Wine and Spirit Label 4

Honjozo Sake ‘Kuromatsu’, Kenbishi

  • This is the taste of old school sake: deep, rich, bursting with umami, sweetness and acidity.
  • Pairs beautifully with oysters, sea urchin, tempura, and even dry-aged steak.
  • Made from locally Hyogo-grown Yamada Nishiki and Aiyama milled to 60% and a touch of distilled alcohol to add weight and enhance the dark aromas.


Wine and Spirit Label 5

Junmai Ginjo Sake, ‘The Connoisseur’, Hakurakusei

  • Clean, zippy and made for food pairing
  • Notes of grapefruit and melon
  • Pair well rich dishes like chicken liver mousse
  • Kura no Hana rice milled to 55%

Slightly fuller and chewier than the Hakurakusei Tokubetsu Junmai, it shares the house style: clean and zippy and remarkably food friendly. Enjoying this out of glassware with plenty of room to breathe can really unlock its nuances, once you catch a touch of grapefruit or melon it disappears. Just full enough to stand up to richer and sweeter foods like simmered Japanese nimono dishes or to cut through chicken liver mousse. And if you’ve never tried the heavenly combination of sake and caviar, this is the place to start. Made from lesser known varietal Kura no Hana rice milled to 55%.


Wine and Spirit Label 6

Sweet Potato Shochu, ‘Asahi Mannen – 10,000 Years’, Watanabe Distillery

  • All sweet potatoes are carefully cultivated by the Watanabe brothers on their family farm and see only a quick cleaning after harvest to leave as much flavor of the soil on them as possible.
  • 83% estate grown Kogane Sengan sweet potato, 17% black koji rice gives the spirit deep, layered flavor and pungent aromas.
  • Fermentation is conducted in open air tanks left exposed to outside air.
  • Fermented and distilled by hand using traditional equipment.

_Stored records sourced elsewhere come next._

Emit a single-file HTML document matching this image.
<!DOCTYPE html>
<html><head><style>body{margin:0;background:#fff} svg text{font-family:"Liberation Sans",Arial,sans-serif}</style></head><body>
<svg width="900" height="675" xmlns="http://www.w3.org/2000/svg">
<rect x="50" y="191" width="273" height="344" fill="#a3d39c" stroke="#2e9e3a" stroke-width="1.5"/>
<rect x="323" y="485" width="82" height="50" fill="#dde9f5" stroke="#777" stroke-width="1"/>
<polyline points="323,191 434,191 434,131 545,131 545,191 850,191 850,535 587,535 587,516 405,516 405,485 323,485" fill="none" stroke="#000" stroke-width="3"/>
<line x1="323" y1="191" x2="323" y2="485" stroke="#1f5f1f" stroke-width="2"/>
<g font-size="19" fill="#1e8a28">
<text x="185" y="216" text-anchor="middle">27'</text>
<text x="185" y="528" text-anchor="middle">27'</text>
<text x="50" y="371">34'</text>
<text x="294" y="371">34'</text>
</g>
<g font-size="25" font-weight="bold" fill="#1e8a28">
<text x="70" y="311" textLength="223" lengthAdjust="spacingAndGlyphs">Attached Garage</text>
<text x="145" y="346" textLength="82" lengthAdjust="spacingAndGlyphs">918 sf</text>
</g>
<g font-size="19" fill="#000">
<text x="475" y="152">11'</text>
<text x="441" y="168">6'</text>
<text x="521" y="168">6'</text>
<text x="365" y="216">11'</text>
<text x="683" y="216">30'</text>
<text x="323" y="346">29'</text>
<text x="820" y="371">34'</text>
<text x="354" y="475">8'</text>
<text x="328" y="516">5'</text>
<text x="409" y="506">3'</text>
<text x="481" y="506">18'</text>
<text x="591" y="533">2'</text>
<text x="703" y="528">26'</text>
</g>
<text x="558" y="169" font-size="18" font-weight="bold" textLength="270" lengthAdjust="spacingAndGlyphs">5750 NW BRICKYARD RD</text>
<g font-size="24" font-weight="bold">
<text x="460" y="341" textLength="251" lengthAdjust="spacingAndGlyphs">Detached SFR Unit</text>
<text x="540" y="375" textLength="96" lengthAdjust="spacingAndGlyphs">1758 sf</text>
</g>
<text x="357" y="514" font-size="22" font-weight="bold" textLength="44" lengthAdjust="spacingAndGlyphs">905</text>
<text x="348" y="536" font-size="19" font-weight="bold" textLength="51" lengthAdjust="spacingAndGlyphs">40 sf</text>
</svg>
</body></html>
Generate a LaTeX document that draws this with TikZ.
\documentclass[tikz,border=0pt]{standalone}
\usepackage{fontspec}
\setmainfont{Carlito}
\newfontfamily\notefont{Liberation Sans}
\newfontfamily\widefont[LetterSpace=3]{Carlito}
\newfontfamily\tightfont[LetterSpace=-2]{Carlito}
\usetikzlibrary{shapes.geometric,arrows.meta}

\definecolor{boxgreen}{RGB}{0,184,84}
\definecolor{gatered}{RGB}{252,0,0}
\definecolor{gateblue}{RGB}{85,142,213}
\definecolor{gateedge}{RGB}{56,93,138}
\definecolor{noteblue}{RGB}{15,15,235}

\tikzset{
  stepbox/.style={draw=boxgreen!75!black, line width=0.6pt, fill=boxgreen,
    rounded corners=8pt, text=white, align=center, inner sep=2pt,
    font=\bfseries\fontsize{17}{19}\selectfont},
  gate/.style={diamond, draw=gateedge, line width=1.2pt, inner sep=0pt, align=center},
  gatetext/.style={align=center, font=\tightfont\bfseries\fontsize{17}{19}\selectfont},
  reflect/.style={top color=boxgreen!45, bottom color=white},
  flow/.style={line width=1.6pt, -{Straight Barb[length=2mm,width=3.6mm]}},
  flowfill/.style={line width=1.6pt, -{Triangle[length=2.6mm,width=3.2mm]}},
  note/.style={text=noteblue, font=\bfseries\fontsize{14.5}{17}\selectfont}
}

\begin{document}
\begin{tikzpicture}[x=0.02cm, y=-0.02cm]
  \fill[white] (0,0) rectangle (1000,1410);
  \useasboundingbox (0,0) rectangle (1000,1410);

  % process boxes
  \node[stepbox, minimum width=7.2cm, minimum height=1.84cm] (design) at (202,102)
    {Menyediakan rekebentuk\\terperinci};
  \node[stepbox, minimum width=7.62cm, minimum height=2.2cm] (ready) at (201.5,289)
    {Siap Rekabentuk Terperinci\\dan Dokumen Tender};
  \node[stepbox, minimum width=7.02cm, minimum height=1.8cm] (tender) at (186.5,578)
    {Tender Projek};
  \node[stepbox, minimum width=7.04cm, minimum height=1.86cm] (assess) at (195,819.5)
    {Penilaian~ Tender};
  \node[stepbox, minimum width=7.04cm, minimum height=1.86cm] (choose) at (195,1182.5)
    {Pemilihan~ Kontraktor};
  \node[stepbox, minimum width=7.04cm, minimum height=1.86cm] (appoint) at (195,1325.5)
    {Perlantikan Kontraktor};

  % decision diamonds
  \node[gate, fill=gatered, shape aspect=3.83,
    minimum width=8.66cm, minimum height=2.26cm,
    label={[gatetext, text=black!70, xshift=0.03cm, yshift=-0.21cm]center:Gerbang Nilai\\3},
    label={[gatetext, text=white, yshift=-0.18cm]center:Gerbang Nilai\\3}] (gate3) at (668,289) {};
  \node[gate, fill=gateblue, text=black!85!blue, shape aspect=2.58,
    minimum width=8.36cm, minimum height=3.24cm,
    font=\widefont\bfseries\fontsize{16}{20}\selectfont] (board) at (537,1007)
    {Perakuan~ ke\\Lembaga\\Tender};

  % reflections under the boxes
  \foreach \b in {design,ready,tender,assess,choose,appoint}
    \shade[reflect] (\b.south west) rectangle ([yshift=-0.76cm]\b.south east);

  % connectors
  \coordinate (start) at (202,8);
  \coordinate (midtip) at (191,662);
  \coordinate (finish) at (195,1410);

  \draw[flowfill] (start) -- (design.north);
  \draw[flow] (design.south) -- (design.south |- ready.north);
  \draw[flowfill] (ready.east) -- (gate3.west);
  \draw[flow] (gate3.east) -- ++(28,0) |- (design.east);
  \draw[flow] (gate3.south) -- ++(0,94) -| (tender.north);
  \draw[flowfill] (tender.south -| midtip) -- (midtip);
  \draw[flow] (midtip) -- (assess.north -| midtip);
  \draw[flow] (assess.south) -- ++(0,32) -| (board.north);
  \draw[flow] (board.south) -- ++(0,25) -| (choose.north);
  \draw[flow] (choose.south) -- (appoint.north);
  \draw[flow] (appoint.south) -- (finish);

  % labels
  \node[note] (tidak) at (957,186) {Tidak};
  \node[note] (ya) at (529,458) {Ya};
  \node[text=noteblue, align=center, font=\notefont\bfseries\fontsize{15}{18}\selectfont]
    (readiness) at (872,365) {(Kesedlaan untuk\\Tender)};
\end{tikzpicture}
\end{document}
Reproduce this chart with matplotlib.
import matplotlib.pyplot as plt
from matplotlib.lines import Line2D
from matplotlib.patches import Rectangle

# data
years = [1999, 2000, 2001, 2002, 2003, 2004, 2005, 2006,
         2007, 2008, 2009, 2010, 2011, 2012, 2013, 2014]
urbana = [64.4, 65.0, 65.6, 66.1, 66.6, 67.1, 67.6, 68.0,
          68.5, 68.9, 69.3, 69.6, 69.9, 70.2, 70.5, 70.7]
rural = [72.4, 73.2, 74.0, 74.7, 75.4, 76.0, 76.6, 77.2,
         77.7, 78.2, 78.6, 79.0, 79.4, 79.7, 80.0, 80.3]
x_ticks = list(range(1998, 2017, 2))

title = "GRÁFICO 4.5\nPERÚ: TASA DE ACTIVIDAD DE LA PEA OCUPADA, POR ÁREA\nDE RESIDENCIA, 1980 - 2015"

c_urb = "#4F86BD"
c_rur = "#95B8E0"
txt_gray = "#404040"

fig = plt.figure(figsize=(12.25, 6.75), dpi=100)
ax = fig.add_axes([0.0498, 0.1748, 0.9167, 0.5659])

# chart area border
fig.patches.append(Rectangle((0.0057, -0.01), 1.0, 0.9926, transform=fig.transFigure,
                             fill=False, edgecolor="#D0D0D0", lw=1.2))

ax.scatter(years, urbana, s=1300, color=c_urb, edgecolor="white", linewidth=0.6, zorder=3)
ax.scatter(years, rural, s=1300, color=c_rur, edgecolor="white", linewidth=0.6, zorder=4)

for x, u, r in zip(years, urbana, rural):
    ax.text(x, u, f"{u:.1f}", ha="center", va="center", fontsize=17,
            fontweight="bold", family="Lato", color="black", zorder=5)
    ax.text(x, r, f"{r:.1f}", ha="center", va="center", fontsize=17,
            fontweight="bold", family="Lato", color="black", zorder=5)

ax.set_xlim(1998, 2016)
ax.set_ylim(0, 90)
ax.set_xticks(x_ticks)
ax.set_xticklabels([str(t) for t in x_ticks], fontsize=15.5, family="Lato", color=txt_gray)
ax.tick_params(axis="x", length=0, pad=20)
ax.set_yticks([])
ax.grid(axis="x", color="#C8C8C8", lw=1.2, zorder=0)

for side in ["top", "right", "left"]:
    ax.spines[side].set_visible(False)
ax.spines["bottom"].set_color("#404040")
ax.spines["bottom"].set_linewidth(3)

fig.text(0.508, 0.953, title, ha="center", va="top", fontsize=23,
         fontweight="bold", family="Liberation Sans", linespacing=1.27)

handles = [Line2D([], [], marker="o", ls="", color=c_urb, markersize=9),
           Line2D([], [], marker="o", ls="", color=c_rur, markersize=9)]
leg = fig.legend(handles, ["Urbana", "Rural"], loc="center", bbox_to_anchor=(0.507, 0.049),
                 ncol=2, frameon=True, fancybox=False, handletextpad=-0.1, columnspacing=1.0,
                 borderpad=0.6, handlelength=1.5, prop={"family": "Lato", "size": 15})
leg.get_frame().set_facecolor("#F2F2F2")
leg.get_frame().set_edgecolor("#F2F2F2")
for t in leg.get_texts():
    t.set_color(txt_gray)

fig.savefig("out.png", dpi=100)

A testament to the possibilities of craftsmanship and personality in shochu production. Influenced both by their grandfather’s example and the winemakers of Burgundy the Watanabe brothers seek to create a true terroir-driven spirit, with enough richness and complexity to appeal to the aficionado of fine mezcal, scotch or bourbon. Deep flavors of roasted sweet potato and walnuts with an appealing finish of nutmeg.